La narrazione parte dalla descrizione di una grottesca ed assordante
festa romana, una spietata parodia della nostra società dello
spettacolo, vivisezionata con una curiosità antropologica, un mondo
precipitato in un vortice di atonia morale, frequentato da
giornalisti, artisti e politici a braccetto con un drappello di
prelati presenzialisti, perdutamente attratti dalla mondanità: un
universo dove tutti vogliono apparire e nessuno ascolta nessuno.
Ne esce il quadro di una città unica: da un lato il caos della
metropoli, dall’altro un tempio di rovine archeologiche e morali, la
Roma papalina, città di Dio, e la Roma infernale morbosamente
pagana, un po’quaresimale e un po’ carnevalesca, un luogo ove Yin e
Yang sono riusciti ad alternarsi, in forme sempre più degenerate.
Sullo sfondo troneggia un paese allo sbando, in preda ad una grave
crisi più morale che economica, che cerca disperatamente di
ancorarsi ad un passato glorioso, più immaginato che reale.
Nel cast anche i personaggi minori sono straordinari, da Roberto
Herlitzka a Massimo Popolizio, da Sabrina Ferilli ad uno
straordinario Carlo Verdone, liberatosi dal consueto cliché e
restituito alla dimensione di grande attore drammatico.
Prima di passare alla dimensione teatrale di Toni Servillo, dobbiamo
ricordarlo come protagonista della “Trilogia della villeggiatura”
(di recente riproposta in un elegante cofanetto), con la quale è
stato in tounée per quattro anni in giro per il mondo, da New York a
Mosca, da Istanbul a Montreal, passando per il teatro Mercadante di
Napoli dove, nel 2007, fu recitata dagli attori senza i costumi di
scena per il solito sciopero che paralizzò l’allestimento.

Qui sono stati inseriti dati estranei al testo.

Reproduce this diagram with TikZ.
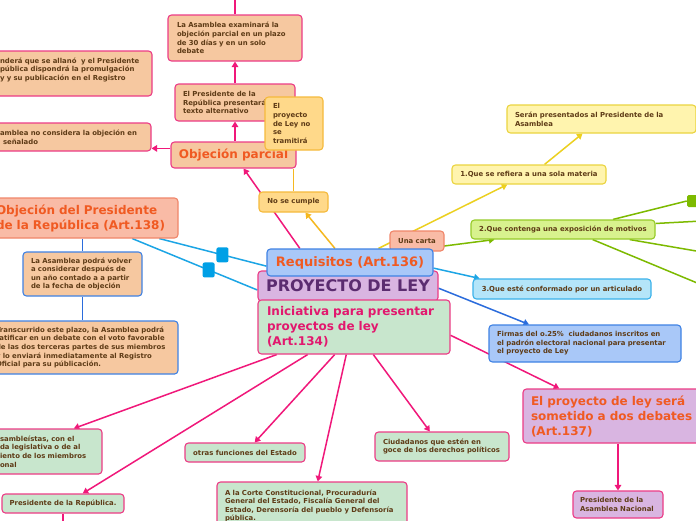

Sono tre commedie in una che irridono all’ambizione dei “piccioli”
che vogliono apparire altolocati, mettendo in guardia, allo stesso
tempo, dai pericoli della frenesia amorosa.
Attualmente Toni, con il fratello Peppe, sta mettendo in scena una
commedia di Eduardo, “Le voci di dentro”, nella quale protagonisti
sono proprio due fratelli. Scritta nel 1948 dal grande
commediografo, chiude un ciclo dopo “Napoli milionaria”, “Filumena
Marturano” e “La grande magia”, affrontando, nello stesso tempo, il
tema della babele dei linguaggi e la difficoltà, nella grande
confusione che avvolge la vita, di distinguere la realtà dal sogno.
Al centro della vicenda è Antonio Saporito che, in sogno, molto
chiaramente, assiste all’omicidio del suo vicino di casa. Nel sogno
il protagonista identifica anche le prove che dimostrano chi sono i
colpevoli. Egli denuncia gli assassini, che vengono arrestati, ma
nell’armadio da lui indicato non vi è traccia dei famigerati
documenti.
Capisce allora di aver sognato, ma gli accusati, i Cimmaruta, non
reagiscono negando, bensì incolpandosi vicendevolmente. Mentre si
svolge l’intreccio, il fratello di Antonio, zio Nicola, si chiude in
un silenzio di protesta, esprimendosi solo attraverso lo scoppio di
rudimentali mortaretti.
Sembra di vedere in azione Estragone e Vladimiro, di beckettiana
memoria, in un mondo in dissesto, dietro cui si nascondono le
domande ultime dell’umanità.
Toni e Peppe avevano già lavorato insieme in “Sconcerto”, una
performance dove parole e musica si confondevano, esaltando le
rispettive competenze: recitative di Toni, sonore di Peppe, storico
frontman degli Avion Travel, un’esperienza in comune che ha fatto
rivivere ai due fratelli le esperienze giovanili trascorse
all’oratorio dei Salesiani di Caserta e l’insegnamento del padre,
che parlava sempre loro di Totò, Viviani, De Filippo e li invitava
ad osservare le persone comuni, che si agitavano in quel
meraviglioso palcoscenico a cielo aperto che è Napoli.